Integrations and deployment (LangChain, Langflow and Spaces)
CUGA integrates common tools:
Connection to OpenAPI, MCP servers and LangChain to link REST, custom protocols and Python functions.
It can be exposed as a tool to other agents, enabling nested reasoning and multi-agent collaboration.
Integration with Langflow (widget included since version 1.7.0) offers a low-code experience to design workflows with drag-and-drop.
There’s also a demo on Hugging Face Spaces that shows a small CRM with 20 preconfigured tools and access to workspace files and predefined policies. It’s a practical way to experiment without deploying the whole infrastructure.
Practical recommendations for developers and teams
Start in Langflow to prototype visually before deploying code.
If your app needs many internal inferences (planning, execution, validation), prioritize low-latency inference platforms like Groq.
Define policies and human intervention points from the start; human-in-the-loop prevents sensitive decisions from being fully automated.
Use the save-and-reuse feature to stabilize behavior in repetitive tasks.
Test several open models and measure latency, cost and error rate; CUGA is model-agnostic and lets you switch providers.
Who is CUGA for today?
Product teams that need robust agents to orchestrate APIs and UIs.
Researchers who want to experiment with agentic patterns at scale.
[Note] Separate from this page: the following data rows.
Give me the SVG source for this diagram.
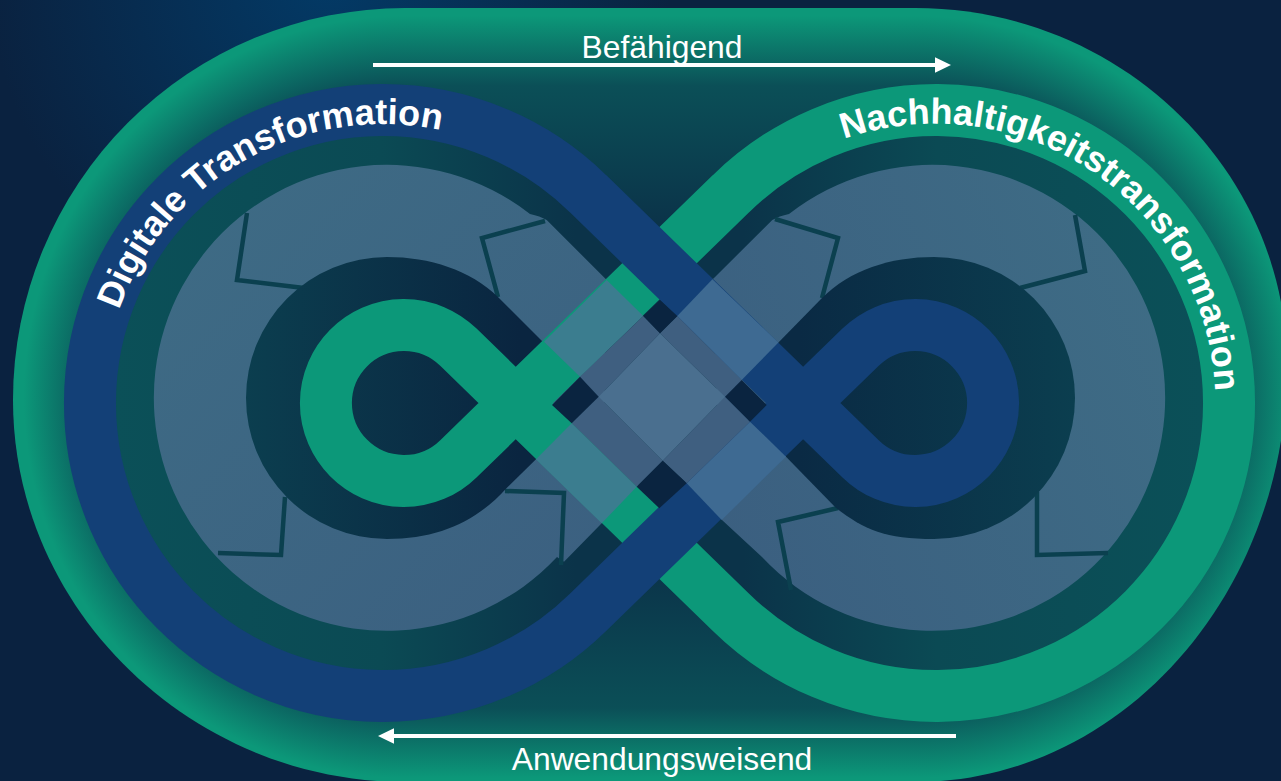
<svg xmlns="http://www.w3.org/2000/svg" xmlns:xlink="http://www.w3.org/1999/xlink" width="1281" height="781" viewBox="0 0 1281 781">
<style>
.lbl{font-family:"Liberation Sans",Arial,sans-serif;fill:#fff}
.band{font-family:"Liberation Sans",Arial,sans-serif;font-weight:700;fill:#fff;font-size:36px}
.tooth{fill:none;stroke:#0b404f;stroke-width:4.5}
.arrow{stroke:#fff;stroke-width:4;fill:none}
.mid{fill:#3f5f80}.nv{fill:#0a2440}.tg{fill:#3b7d8f}.tb{fill:#3e6a92}
</style>
<defs>
<radialGradient id="bg" gradientUnits="userSpaceOnUse" cx="330" cy="-20" r="340"><stop offset="0" stop-color="#033a66"/><stop offset="1" stop-color="#0a2240"/></radialGradient>
<radialGradient id="sl" gradientUnits="userSpaceOnUse" cx="405" cy="397" r="389"><stop offset="0" stop-color="#0b4f57"/><stop offset=".8" stop-color="#0b4f57"/><stop offset=".98" stop-color="#0c9879"/></radialGradient>
<radialGradient id="sr" gradientUnits="userSpaceOnUse" cx="915" cy="397" r="389"><stop offset="0" stop-color="#0b4f57"/><stop offset=".8" stop-color="#0b4f57"/><stop offset=".98" stop-color="#0c9879"/></radialGradient>
<linearGradient id="sm" gradientUnits="userSpaceOnUse" x1="0" y1="8" x2="0" y2="786"><stop offset=".01" stop-color="#0c9879"/><stop offset=".1" stop-color="#0b4f57"/><stop offset=".28" stop-color="#0b3349"/><stop offset=".72" stop-color="#0b3349"/><stop offset=".9" stop-color="#0b4f57"/><stop offset=".99" stop-color="#0c9879"/></linearGradient>
<linearGradient id="fl" gradientUnits="userSpaceOnUse" x1="115" y1="0" x2="600" y2="0"><stop offset="0" stop-color="#0b5058"/><stop offset=".55" stop-color="#0b4a54"/><stop offset=".95" stop-color="#0b3349"/></linearGradient>
<linearGradient id="fr" gradientUnits="userSpaceOnUse" x1="1204" y1="0" x2="719" y2="0"><stop offset="0" stop-color="#0b5058"/><stop offset=".55" stop-color="#0b4a54"/><stop offset=".95" stop-color="#0b3349"/></linearGradient>
<linearGradient id="lt" gradientUnits="userSpaceOnUse" x1="154" y1="165" x2="620" y2="630"><stop offset="0" stop-color="#3e6c85"/><stop offset="1" stop-color="#3b5f80"/></linearGradient>
<linearGradient id="rt" gradientUnits="userSpaceOnUse" x1="1165" y1="300" x2="700" y2="500"><stop offset="0" stop-color="#3e6c85"/><stop offset="1" stop-color="#3b5f80"/></linearGradient>
<linearGradient id="hl" gradientUnits="userSpaceOnUse" x1="246" y1="0" x2="520" y2="0"><stop offset="0" stop-color="#0b3e4f"/><stop offset="1" stop-color="#0a2540"/></linearGradient>
<linearGradient id="hr" gradientUnits="userSpaceOnUse" x1="1075" y1="0" x2="800" y2="0"><stop offset="0" stop-color="#0b3e4f"/><stop offset="1" stop-color="#0a2a44"/></linearGradient>
<clipPath id="st"><path d="M405,8 H915 C1120,8 1287,170 1287,366 C1287,595 1120,782 915,782 H405 C192,782 13,610 13,400 A392,392 0 0 1 405,8 Z"/></clipPath>
<path id="dpath" d="M119,310 A280,280 0 0 1 520,160"/>
<path id="npath" d="M844,139 A280,280 0 0 1 1215,420"/>
</defs>
<rect width="1281" height="781" fill="#0a2240"/>
<rect width="800" height="340" fill="url(#bg)"/>
<g id="stadium" clip-path="url(#st)">
<rect x="405" y="0" width="510" height="800" fill="url(#sm)"/>
<rect x="0" y="0" width="405" height="800" fill="url(#sl)"/>
<rect x="915" y="0" width="380" height="800" fill="url(#sr)"/>
</g>
<g id="digitale-fill"><path fill="url(#fl)" d="M588,193.7 L860.6,458.8 A78,78 0 1 0 860.6,347.2 L588,612.3 A293,293 0 1 1 588,193.7 Z"/></g>
<g id="nachhaltig-fill"><path fill="url(#fr)" d="M731,193.7 L458.4,458.8 A78,78 0 1 1 458.4,347.2 L731,612.3 A293,293 0 1 0 731,193.7 Z"/></g>
<g id="gear-left">
<path fill="url(#lt)" d="M530,214 A233,233 0 1 0 557,557 L564,561.7 L601.7,523.3 L606.7,280 L546.7,220 Q540,216 530,214 Z"/>
<polyline class="tooth" points="247,213 237,280 304,288"/>
<polyline class="tooth" points="545,221 482,238 498,297"/>
<polyline class="tooth" points="505,491 564,493 561,565"/>
<polyline class="tooth" points="285,497 281,555 218,553"/>
<path fill="url(#hl)" d="M543,342 L498,297 C470,270 430,257 387,257 A141,141 0 0 0 387,539 C440,539 478,520 506.7,488 L536,459.3 Z"/>
</g>
<g id="gear-right">
<path fill="url(#rt)" d="M789,214 A233,233 0 1 1 762,557 L722,520 L712,280 L772.3,220 Q779,216 789,214 Z"/>
<polyline class="tooth" points="775,219 838,238 822,298"/>
<polyline class="tooth" points="1075,215 1085,271 1020,288"/>
<polyline class="tooth" points="838,508 778,522 791,590"/>
<polyline class="tooth" points="1037,492 1037,555 1108,553"/>
<path fill="url(#hr)" d="M777.7,343.3 L822,298 C850,270 890,257 934,257 A141,141 0 0 1 934,539 C885,539 865,530 836,508 L786,456.7 Z"/>
</g>
<g id="loop-nachhaltig"><path fill="none" stroke="#0c9879" stroke-width="52" d="M731,193.7 L458.4,458.8 A78,78 0 1 1 458.4,347.2 L731,612.3 A293,293 0 1 0 731,193.7 Z"/></g>
<g id="loop-digitale"><path fill="none" stroke="#134077" stroke-width="52" d="M588,193.7 L860.6,458.8 A78,78 0 1 0 860.6,347.2 L588,612.3 A293,293 0 1 1 588,193.7 Z"/></g>
<g id="overlap">
<polygon class="tg" points="606.7,280 643.3,316 580,376.7 544,341.7"/>
<polygon class="tb" points="712.4,279.3 778.4,342.6 741.7,380 677.3,316"/>
<polygon class="tg" points="571.7,423.3 636.7,486.7 601.7,523.3 536,459.3"/>
<polygon class="tb" points="686.7,483.3 750,421.7 786,456.7 721.7,520"/>
<polygon class="mid" points="643.3,316 660,333.3 598.7,396.7 580,376.7"/>
<polygon class="mid" points="677.3,316 741.7,380 725,396.7 660,333.3"/>
<polygon class="mid" points="571.7,423.3 598.7,396.7 662.7,460.7 636.7,486.7"/>
<polygon class="mid" points="662.7,460.7 725,396.7 750,421.7 686.7,483.3"/>
<polygon fill="#4a6f8f" points="660,333.3 725,396.7 662.7,460.7 598.7,396.7"/>
<polygon class="nv" points="580,376.7 598.7,396.7 571.7,423.3 552,405"/>
<polygon class="nv" points="660,300 677.3,316 660,333.3 643.3,316"/>
<polygon class="nv" points="741.7,380 766.7,405 750,421.7 725,396.7"/>
<polygon class="nv" points="662.7,460.7 686.7,483.3 659.3,508.3 636.7,486.7"/>
</g>
<g id="label-digitale"><text class="band"><textPath xlink:href="#dpath" href="#dpath">Digitale Transformation</textPath></text></g>
<g id="label-nachhaltig"><text class="band"><textPath xlink:href="#npath" href="#npath">Nachhaltigkeitstransformation</textPath></text></g>
<g id="connectors">
<line class="arrow" x1="373" y1="65" x2="938" y2="65"/><polygon fill="#fff" points="951,65 935,57.3 935,72.7"/>
<line class="arrow" x1="956" y1="736" x2="392" y2="736"/><polygon fill="#fff" points="378,736 394,728.3 394,743.7"/>
</g>
<text class="lbl" x="662" y="58" font-size="31.8" text-anchor="middle">Befähigend</text>
<text class="lbl" x="662" y="770" font-size="31.8" text-anchor="middle">Anwendungsweisend</text>
</svg>
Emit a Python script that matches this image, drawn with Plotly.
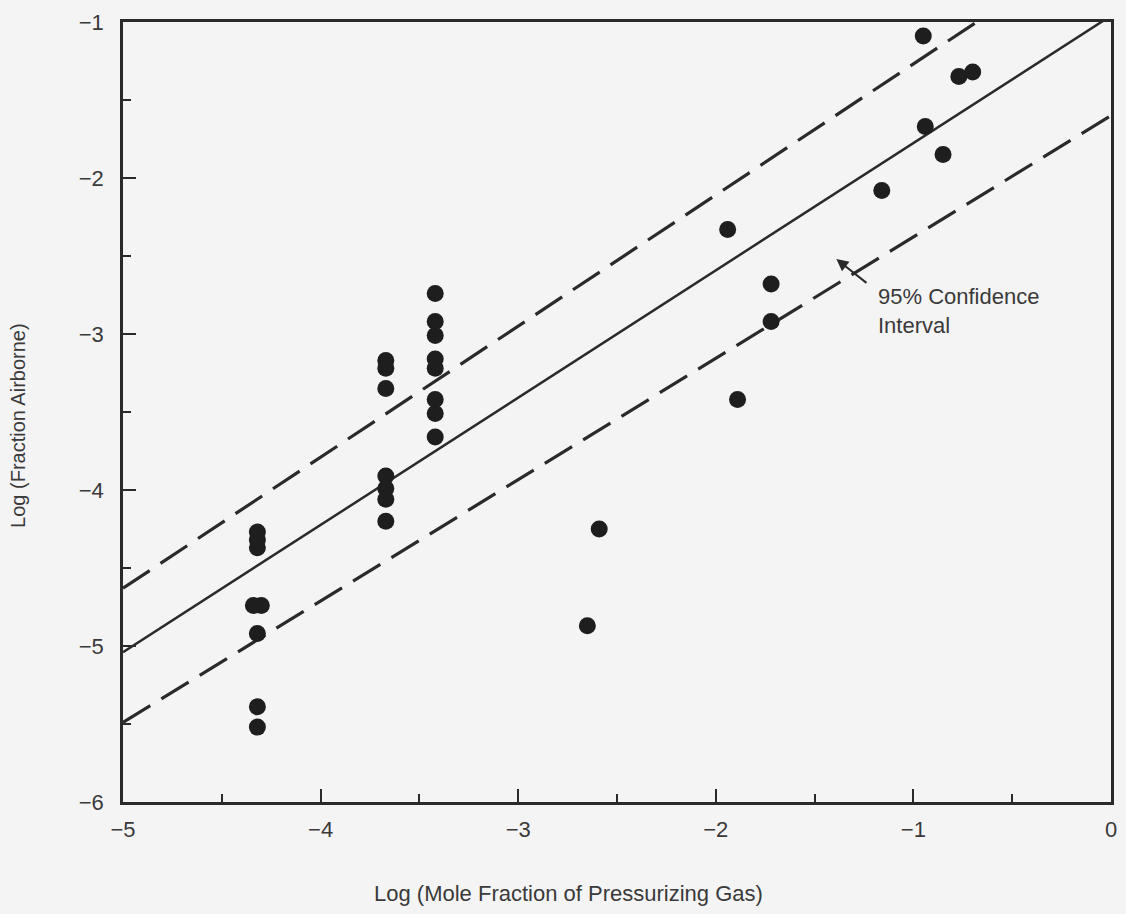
import plotly.graph_objects as go

# Data
pt_x = [-4.32, -4.32, -4.32, -4.34, -4.30, -4.32, -4.32, -4.32,
        -3.67, -3.67, -3.67, -3.67, -3.67, -3.67, -3.67,
        -3.42, -3.42, -3.42, -3.42, -3.42, -3.42, -3.42, -3.42,
        -2.65, -2.59, -1.94, -1.89, -1.72, -1.72,
        -1.16, -0.95, -0.94, -0.85, -0.77, -0.70]
pt_y = [-4.27, -4.32, -4.37, -4.74, -4.74, -4.92, -5.39, -5.52,
        -3.17, -3.22, -3.35, -3.91, -3.99, -4.06, -4.20,
        -2.74, -2.92, -3.01, -3.16, -3.22, -3.42, -3.51, -3.66,
        -4.87, -4.25, -2.33, -3.42, -2.68, -2.92,
        -2.08, -1.09, -1.67, -1.85, -1.35, -1.32]

fit_x = [-5.0, 0.0]
fit_y = [-5.04, -0.96]
upper_x = [-5.0, -0.68]
upper_y = [-4.63, -1.0]
lower_x = [-5.0, 0.0]
lower_y = [-5.49, -1.60]

x_ticks = [-5, -4, -3, -2, -1, 0]
x_labels = ["\u22125", "\u22124", "\u22123", "\u22122", "\u22121", "0"]
y_ticks = [-6, -5, -4, -3, -2, -1]
y_labels = ["\u22126", "\u22125", "\u22124", "\u22123", "\u22122", "\u22121"]

x_title = "Log (Mole Fraction of Pressurizing Gas)"
y_title = "Log (Fraction Airborne)"

ink = "#2a2a2a"
txt = "#3a3a3a"
font_family = "Liberation Sans, Arial, sans-serif"

fig = go.Figure()
fig.add_trace(go.Scatter(x=fit_x, y=fit_y, mode="lines",
                         line=dict(color=ink, width=2.5), showlegend=False))
fig.add_trace(go.Scatter(x=upper_x, y=upper_y, mode="lines",
                         line=dict(color=ink, width=3.2, dash="32px,13px"), showlegend=False))
fig.add_trace(go.Scatter(x=lower_x, y=lower_y, mode="lines",
                         line=dict(color=ink, width=3.2, dash="32px,13px"), showlegend=False))
fig.add_trace(go.Scatter(x=pt_x, y=pt_y, mode="markers",
                         marker=dict(color="#1e1e1e", size=17, line=dict(width=0)),
                         showlegend=False))

fig.add_annotation(x=-1.19, y=-2.85, xref="x", yref="y",
                   text="95% Confidence<br>Interval", showarrow=False,
                   xanchor="left", yanchor="middle", align="left",
                   font=dict(size=22, color=txt, family=font_family))
fig.add_annotation(x=-1.39, y=-2.52, ax=-1.23, ay=-2.68, axref="x", ayref="y",
                   xref="x", yref="y", text="", showarrow=True,
                   arrowhead=2, arrowsize=1.2, arrowwidth=2, arrowcolor=ink)

# Axis titles (placed as in the reference, slightly off-centre)
fig.add_annotation(x=0.451, y=-0.1167, xref="paper", yref="paper",
                   text=x_title, showarrow=False, xanchor="center", yanchor="middle",
                   font=dict(size=22, color=txt, family=font_family))
fig.add_annotation(x=-0.1056, y=0.483, xref="paper", yref="paper",
                   text=y_title, showarrow=False, textangle=-90,
                   xanchor="center", yanchor="middle",
                   font=dict(size=20, color=txt, family=font_family))

axis_common = dict(showgrid=False, zeroline=False, showline=True, linecolor=ink,
                   linewidth=2.5, mirror=True, ticks="inside", ticklen=13,
                   tickwidth=2, tickcolor=ink,
                   tickfont=dict(size=22, color=txt, family=font_family))

fig.update_xaxes(range=[-5, 0], tickvals=x_ticks, ticktext=x_labels,
                 ticklabelstandoff=6,
                 minor=dict(dtick=0.5, tick0=0, ticks="inside", ticklen=8,
                            tickwidth=1.5, tickcolor=ink),
                 **axis_common)
fig.update_yaxes(range=[-6, -1], tickvals=y_ticks, ticktext=y_labels,
                 ticklabelstandoff=12,
                 minor=dict(dtick=0.5, tick0=0, ticks="inside", ticklen=8,
                            tickwidth=1.5, tickcolor=ink),
                 **axis_common)

fig.update_layout(width=1126, height=914,
                  margin=dict(l=123, r=9, t=22, b=112),
                  paper_bgcolor="#f4f4f4", plot_bgcolor="#f4f4f4",
                  font=dict(family=font_family, color=txt))

fig.write_html("out.html")
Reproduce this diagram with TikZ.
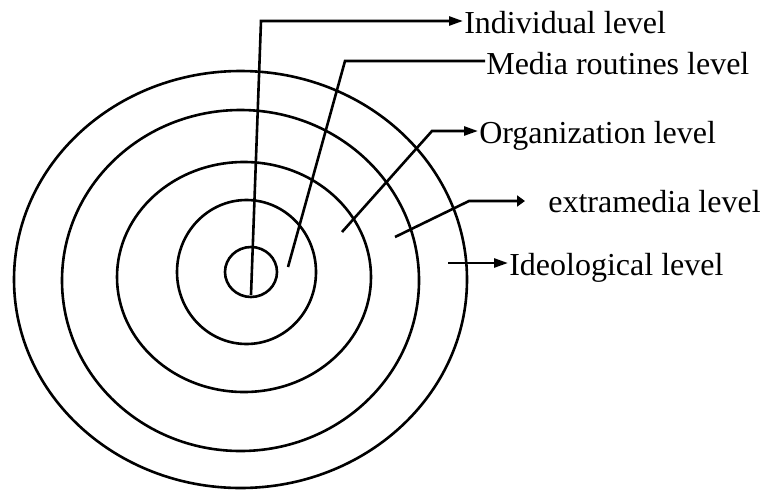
\documentclass[tikz,border=0pt]{standalone}
\usepackage{fontspec}
\setmainfont{Liberation Serif}
\usetikzlibrary{arrows.meta}
\begin{document}
\begin{tikzpicture}[x=1pt,y=-1pt, line width=2.6pt,
  ring/.style={draw},
  lbl/.style={anchor=base west, inner sep=0pt, font=\fontsize{32}{36}\selectfont},
  lead/.style={draw, line join=miter},
  tip/.style={-{Triangle[length=14pt,width=9pt]}},
  stub/.style={-{Triangle[length=8pt,width=11pt]}}]
\useasboundingbox (0,0) rectangle (762,490);
% rings
\draw[ring] (251,272) ellipse [x radius=26, y radius=25];
\draw[ring] (246.5,272) ellipse [x radius=69.5, y radius=72];
\draw[ring] (244,277) ellipse [x radius=127, y radius=115];
\draw[ring] (240.5,280.5) ellipse [x radius=178.5, y radius=170.5];
\draw[ring] (240.5,279.5) ellipse [x radius=226.5, y radius=208.5];
% labels
\node[lbl] (ind) at (463,33) {Individual level};
\node[lbl] (med) at (485,74) {Media routines level};
\node[lbl] (org) at (478,143) {Organization level};
\node[lbl] (ext) at (547,212) {extramedia level};
\node[lbl] (ideo) at (508,275) {Ideological level};
% leader points
\coordinate (a1) at (251,295);
\coordinate (b1) at (261,21);
\coordinate (a2) at (288,267);
\coordinate (b2) at (345,61);
\coordinate (a3) at (342,232);
\coordinate (b3) at (432,131);
\coordinate (a4) at (395,237);
\coordinate (b4) at (469,201);
\coordinate (e4) at (525,201);
\coordinate (a5) at (448,263);
% leaders
\draw[lead,tip] (a1) -- (b1) -- (b1 -| ind.west);
\draw[lead] (a2) -- (b2) -- (b2 -| med.west);
\draw[lead,tip] (a3) -- (b3) -- (b3 -| org.west);
\draw[lead,stub] (a4) -- (b4) -- (e4);
\draw[lead,tip] (a5) -- (a5 -| ideo.west);
\end{tikzpicture}
\end{document}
Companies seeking an open, cheaper alternative to closed solutions, with control over policies and deployment.
Trying the demo on Hugging Face Spaces or deploying your own instance from the repo will give you a clear idea of what CUGA can do for your case.
CUGA brings flexibility, control and performance to agent building. It’s not a futuristic promise: it’s a practical toolbox to solve real flows today, with the openness you need to adapt the agent to your rules, models and costs.